Return the material exactly as supplied, apart from the pictures, which are omitted.

-- Information supplied start --

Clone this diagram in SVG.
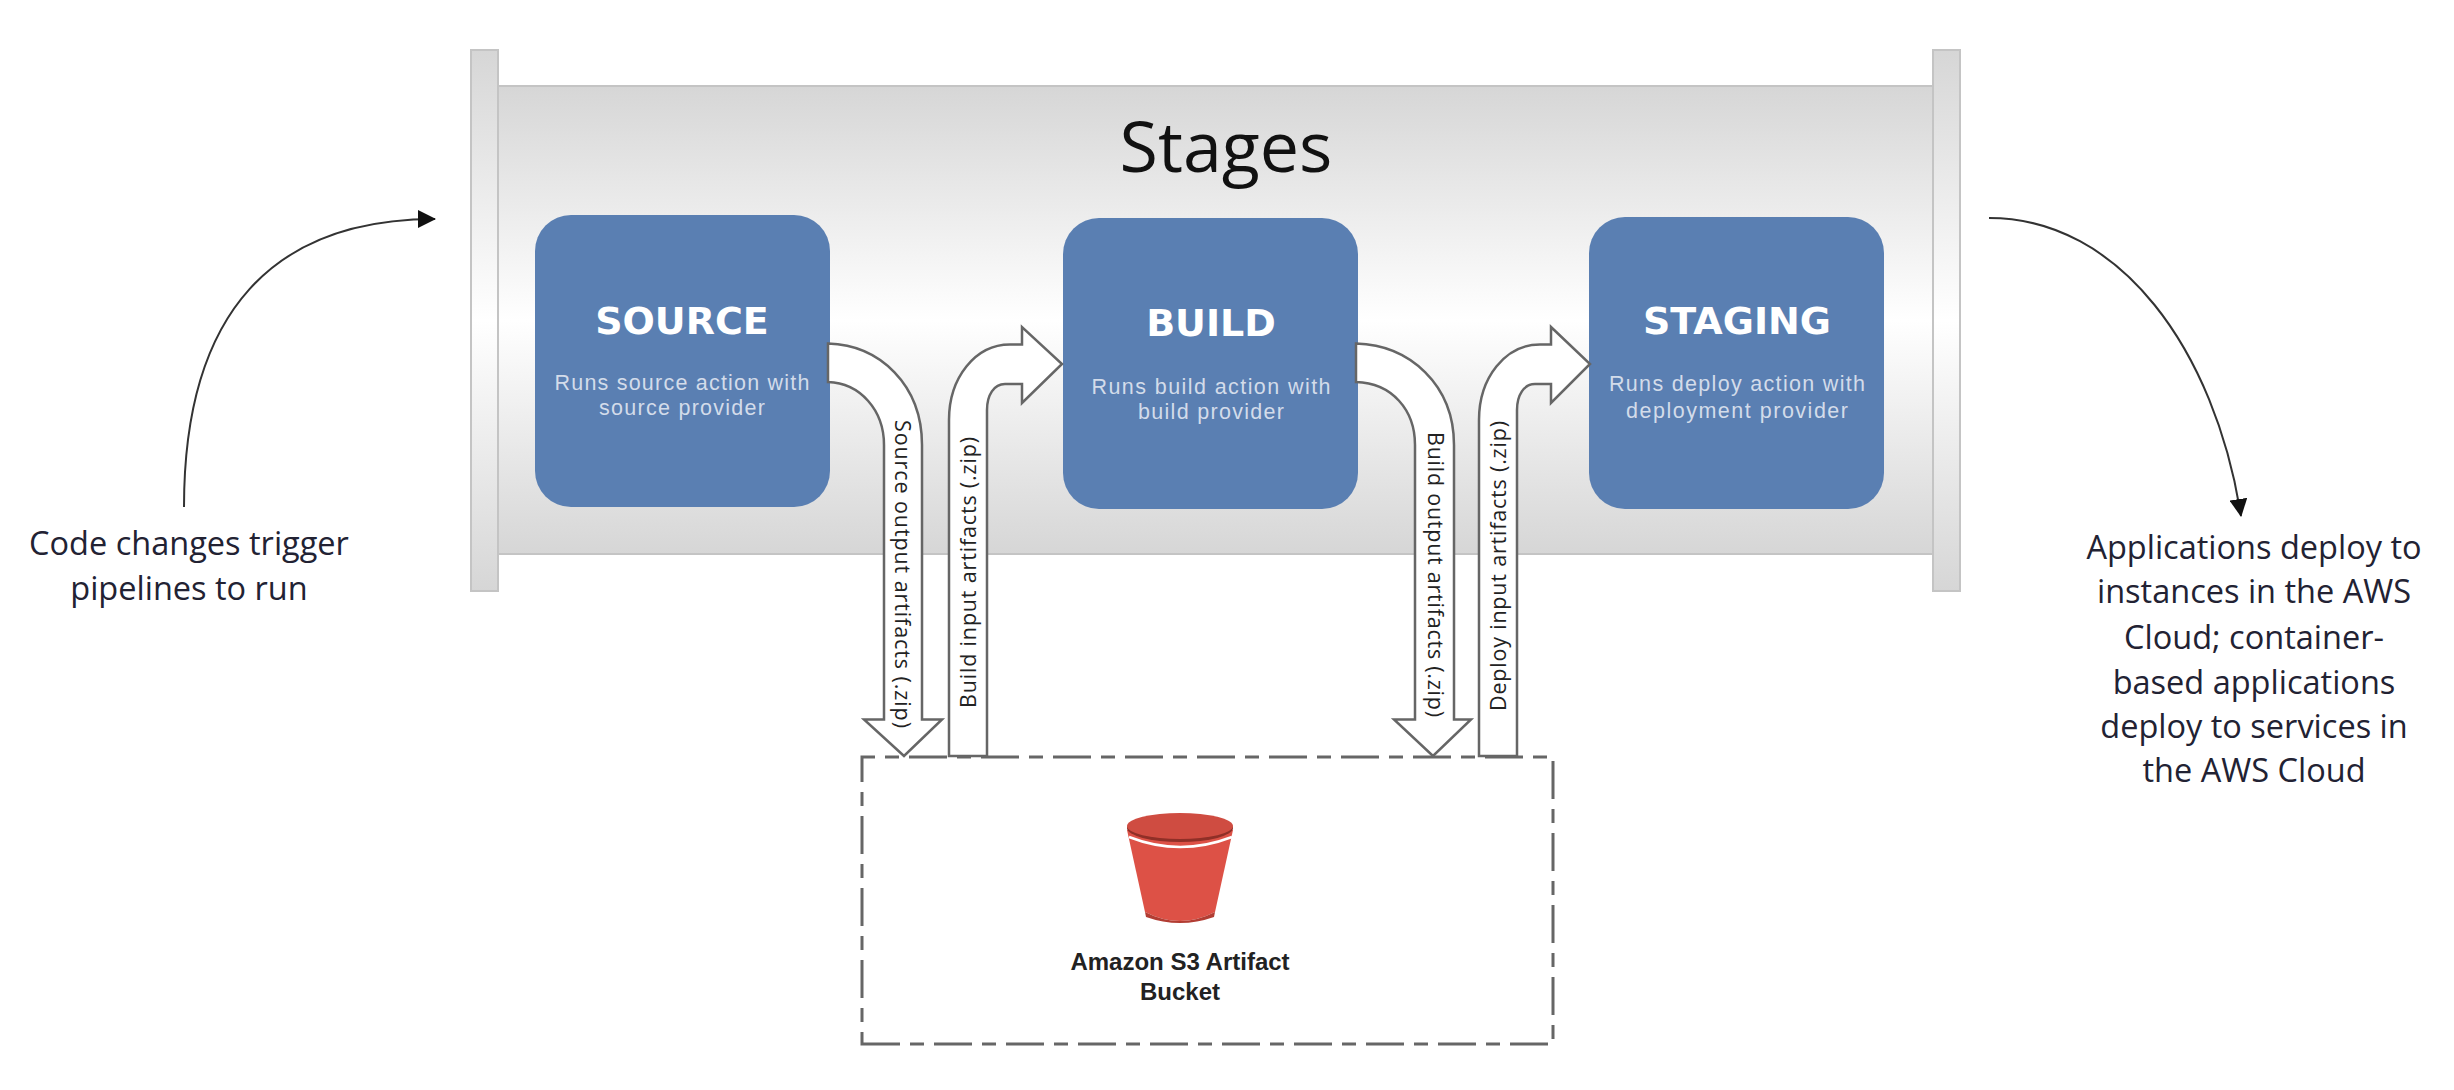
<svg xmlns="http://www.w3.org/2000/svg" width="2454" height="1090" viewBox="0 0 2454 1090">
<defs>
<linearGradient id="pipe" x1="0" y1="0" x2="0" y2="1"><stop offset="0" stop-color="#d6d6d6"/><stop offset="0.5" stop-color="#ffffff"/><stop offset="1" stop-color="#d6d6d6"/></linearGradient>
<marker id="ah" markerWidth="18" markerHeight="18" refX="17" refY="9" orient="auto" markerUnits="userSpaceOnUse"><path d="M0,0 L18,9 L0,18 Z" fill="#111"/></marker>
</defs>
<style>
.fl{fill:url(#pipe);stroke:#c4c4c4;stroke-width:2}
.box{fill:#5a7fb2}
.t{font-family:"DejaVu Sans",sans-serif;font-weight:700;font-size:38px;fill:#fff;text-anchor:middle}
.s{font-family:"Liberation Sans",sans-serif;font-size:21.5px;fill:#d3dcea;text-anchor:middle}
.ar{fill:#fff;stroke:#666;stroke-width:2.5;stroke-linejoin:miter}
.v{font-family:"Open Sans",sans-serif;font-size:21.5px;fill:#222}
.side{font-family:"Open Sans",sans-serif;font-size:32.5px;fill:#223;text-anchor:middle}
.c{fill:none;stroke:#333;stroke-width:2}
.l{font-family:"Liberation Sans",sans-serif;font-weight:700;font-size:24px;fill:#222;text-anchor:middle}
</style>
<rect width="2454" height="1090" fill="#fff"/>
<g id="pipeline">
<rect class="fl" x="498" y="86" width="1435" height="468"/>
<rect class="fl" x="471" y="50" width="27" height="541"/>
<rect class="fl" x="1933" y="50" width="27" height="541"/>
<text x="1226" y="172" font-family="Open Sans, sans-serif" font-size="70" fill="#111" text-anchor="middle">Stages</text>
</g>
<g id="bucket-box">
<path d="M862,1044 H1553 V757 H862 Z" fill="#fff" stroke="#666" stroke-width="3" stroke-dasharray="38 10 14 10"/>
</g>
<g id="source"><rect class="box" x="535" y="215" width="295" height="292" rx="36"/><text class="t" x="682" y="334">SOURCE</text><text class="s" x="682" y="390" textLength="255">Runs source action with</text><text class="s" x="682" y="415" textLength="166">source provider</text></g>
<g id="build"><rect class="box" x="1063" y="218" width="295" height="291" rx="36"/><text class="t" x="1211" y="336">BUILD</text><text class="s" x="1211" y="393.5" textLength="239">Runs build action with</text><text class="s" x="1211" y="419" textLength="146">build provider</text></g>
<g id="staging"><rect class="box" x="1589" y="217" width="295" height="292" rx="36"/><text class="t" x="1737" y="334">STAGING</text><text class="s" x="1737" y="391" textLength="256">Runs deploy action with</text><text class="s" x="1737" y="418" textLength="222">deployment provider</text></g>
<g id="connectors">
<path class="ar" d="M828,343.5 C880,345 922,385 922,445 L922,719.5 L942,719.5 L904,756 L864,719.5 L884,719.5 L884,445 C884,410 860,383 828,382 Z"/>
<path class="ar" d="M949,756 L949,420 C949,378 975,344.5 1010,344.5 L1022,344.5 L1022,327 L1062,364 L1022,403 L1022,384 L1005,384 C994,384 987,395 987,410 L987,756 Z"/>
<path class="ar" d="M1356,343.5 C1410,345 1454,385 1454,445 L1454,719.5 L1471,719.5 L1433,756 L1394,719.5 L1415,719.5 L1415,445 C1415,410 1392,383 1356,382 Z"/>
<path class="ar" d="M1479,756 L1479,420 C1479,378 1505,344.5 1540,344.5 L1551,344.5 L1551,327 L1590,364 L1551,403 L1551,384 L1535,384 C1524,384 1517,395 1517,410 L1517,756 Z"/>
<text class="v" transform="translate(895,420) rotate(90)" textLength="308">Source output artifacts (.zip)</text>
<text class="v" transform="translate(976,708) rotate(-90)" textLength="271">Build input artifacts (.zip)</text>
<text class="v" transform="translate(1428,432) rotate(90)" textLength="285">Build output artifacts (.zip)</text>
<text class="v" transform="translate(1506,711) rotate(-90)" textLength="290">Deploy input artifacts (.zip)</text>
<path class="c" marker-end="url(#ah)" d="M184,507 C184,310 275,219 435,219"/>
<path class="c" marker-end="url(#ah)" d="M1989,218 C2120,218 2215,350 2241,516"/>
</g>
<g id="s3">
<path d="M1127,830 L1145,912 Q1180,930 1215,912 L1233,830 Z" fill="#dd5146"/>
<path d="M1145,912 Q1180,930 1215,912 L1214,917 Q1180,929 1146,917 Z" fill="#b23d33"/>
<path d="M1129,837 Q1180,857 1232,837" fill="none" stroke="#fff" stroke-width="2.5"/>
<ellipse cx="1180" cy="828" rx="53" ry="14" fill="#8f2f27"/>
<ellipse cx="1180" cy="826" rx="53" ry="13" fill="#cf4c41"/>
<text class="l" x="1180" y="970">Amazon S3 Artifact</text>
<text class="l" x="1180" y="1000">Bucket</text>
</g>
<g id="trigger-label"><text class="side" x="189" y="555">Code changes trigger</text><text class="side" x="189" y="600">pipelines to run</text></g>
<g id="deploy-label"><text class="side" x="2254" y="559">Applications deploy to</text><text class="side" x="2254" y="603">instances in the AWS</text><text class="side" x="2254" y="649">Cloud; container-</text><text class="side" x="2254" y="694">based applications</text><text class="side" x="2254" y="738">deploy to services in</text><text class="side" x="2254" y="782">the AWS Cloud</text></g>
</svg>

-- Information supplied end --

■ Final answer:
Clone this diagram in SVG.
<svg xmlns="http://www.w3.org/2000/svg" width="2454" height="1090" viewBox="0 0 2454 1090">
<defs>
<linearGradient id="pipe" x1="0" y1="0" x2="0" y2="1"><stop offset="0" stop-color="#d6d6d6"/><stop offset="0.5" stop-color="#ffffff"/><stop offset="1" stop-color="#d6d6d6"/></linearGradient>
<marker id="ah" markerWidth="18" markerHeight="18" refX="17" refY="9" orient="auto" markerUnits="userSpaceOnUse"><path d="M0,0 L18,9 L0,18 Z" fill="#111"/></marker>
</defs>
<style>
.fl{fill:url(#pipe);stroke:#c4c4c4;stroke-width:2}
.box{fill:#5a7fb2}
.t{font-family:"DejaVu Sans",sans-serif;font-weight:700;font-size:38px;fill:#fff;text-anchor:middle}
.s{font-family:"Liberation Sans",sans-serif;font-size:21.5px;fill:#d3dcea;text-anchor:middle}
.ar{fill:#fff;stroke:#666;stroke-width:2.5;stroke-linejoin:miter}
.v{font-family:"Open Sans",sans-serif;font-size:21.5px;fill:#222}
.side{font-family:"Open Sans",sans-serif;font-size:32.5px;fill:#223;text-anchor:middle}
.c{fill:none;stroke:#333;stroke-width:2}
.l{font-family:"Liberation Sans",sans-serif;font-weight:700;font-size:24px;fill:#222;text-anchor:middle}
</style>
<rect width="2454" height="1090" fill="#fff"/>
<g id="pipeline">
<rect class="fl" x="498" y="86" width="1435" height="468"/>
<rect class="fl" x="471" y="50" width="27" height="541"/>
<rect class="fl" x="1933" y="50" width="27" height="541"/>
<text x="1226" y="172" font-family="Open Sans, sans-serif" font-size="70" fill="#111" text-anchor="middle">Stages</text>
</g>
<g id="bucket-box">
<path d="M862,1044 H1553 V757 H862 Z" fill="#fff" stroke="#666" stroke-width="3" stroke-dasharray="38 10 14 10"/>
</g>
<g id="source"><rect class="box" x="535" y="215" width="295" height="292" rx="36"/><text class="t" x="682" y="334">SOURCE</text><text class="s" x="682" y="390" textLength="255">Runs source action with</text><text class="s" x="682" y="415" textLength="166">source provider</text></g>
<g id="build"><rect class="box" x="1063" y="218" width="295" height="291" rx="36"/><text class="t" x="1211" y="336">BUILD</text><text class="s" x="1211" y="393.5" textLength="239">Runs build action with</text><text class="s" x="1211" y="419" textLength="146">build provider</text></g>
<g id="staging"><rect class="box" x="1589" y="217" width="295" height="292" rx="36"/><text class="t" x="1737" y="334">STAGING</text><text class="s" x="1737" y="391" textLength="256">Runs deploy action with</text><text class="s" x="1737" y="418" textLength="222">deployment provider</text></g>
<g id="connectors">
<path class="ar" d="M828,343.5 C880,345 922,385 922,445 L922,719.5 L942,719.5 L904,756 L864,719.5 L884,719.5 L884,445 C884,410 860,383 828,382 Z"/>
<path class="ar" d="M949,756 L949,420 C949,378 975,344.5 1010,344.5 L1022,344.5 L1022,327 L1062,364 L1022,403 L1022,384 L1005,384 C994,384 987,395 987,410 L987,756 Z"/>
<path class="ar" d="M1356,343.5 C1410,345 1454,385 1454,445 L1454,719.5 L1471,719.5 L1433,756 L1394,719.5 L1415,719.5 L1415,445 C1415,410 1392,383 1356,382 Z"/>
<path class="ar" d="M1479,756 L1479,420 C1479,378 1505,344.5 1540,344.5 L1551,344.5 L1551,327 L1590,364 L1551,403 L1551,384 L1535,384 C1524,384 1517,395 1517,410 L1517,756 Z"/>
<text class="v" transform="translate(895,420) rotate(90)" textLength="308">Source output artifacts (.zip)</text>
<text class="v" transform="translate(976,708) rotate(-90)" textLength="271">Build input artifacts (.zip)</text>
<text class="v" transform="translate(1428,432) rotate(90)" textLength="285">Build output artifacts (.zip)</text>
<text class="v" transform="translate(1506,711) rotate(-90)" textLength="290">Deploy input artifacts (.zip)</text>
<path class="c" marker-end="url(#ah)" d="M184,507 C184,310 275,219 435,219"/>
<path class="c" marker-end="url(#ah)" d="M1989,218 C2120,218 2215,350 2241,516"/>
</g>
<g id="s3">
<path d="M1127,830 L1145,912 Q1180,930 1215,912 L1233,830 Z" fill="#dd5146"/>
<path d="M1145,912 Q1180,930 1215,912 L1214,917 Q1180,929 1146,917 Z" fill="#b23d33"/>
<path d="M1129,837 Q1180,857 1232,837" fill="none" stroke="#fff" stroke-width="2.5"/>
<ellipse cx="1180" cy="828" rx="53" ry="14" fill="#8f2f27"/>
<ellipse cx="1180" cy="826" rx="53" ry="13" fill="#cf4c41"/>
<text class="l" x="1180" y="970">Amazon S3 Artifact</text>
<text class="l" x="1180" y="1000">Bucket</text>
</g>
<g id="trigger-label"><text class="side" x="189" y="555">Code changes trigger</text><text class="side" x="189" y="600">pipelines to run</text></g>
<g id="deploy-label"><text class="side" x="2254" y="559">Applications deploy to</text><text class="side" x="2254" y="603">instances in the AWS</text><text class="side" x="2254" y="649">Cloud; container-</text><text class="side" x="2254" y="694">based applications</text><text class="side" x="2254" y="738">deploy to services in</text><text class="side" x="2254" y="782">the AWS Cloud</text></g>
</svg>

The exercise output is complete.